Par un acte authentique du 2 juin 1820, Antoine et Jeanne Delage font le partage des biens composant la succession de leur mère.

Le 20 mai 1821, Jeanne Delage donne à son frère, par contrat en bonne forme, divers corps d'héritage, notamment ceux qui lui étaient échus par le partage du 2 juin 1820; elle se réserve seulement l'usufruit de ces biens.

Postérieurement elle épouse le nommé Arnoux; et, le 3 mai 1823, elle forme, conjointement avec lui, une demande en rescision du partage fait entre elle et son frère, des biens provenant de la succession de leur mère commune, sur le motif que cet acte contient à son préjudice une lésion de plus du quart.

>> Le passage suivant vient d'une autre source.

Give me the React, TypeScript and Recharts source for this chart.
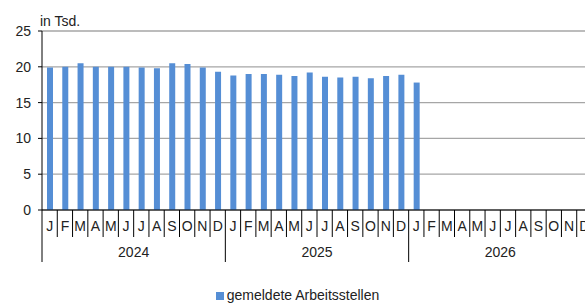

Antoine Delage répond qu'aux termes de l'art. 1338 du cod. civ., l'exécution volontaire d'un acte emporte renonciation à l'attaquer ultérieurement; qu'en donnant les objets compris dans son lot, sa sœur a non seulement approuvé, mais exécuté le partage, et que dès lors sa demande en rescision n'est point recevable.

Cette exception est accueillie par un jugement du 3 février 1824.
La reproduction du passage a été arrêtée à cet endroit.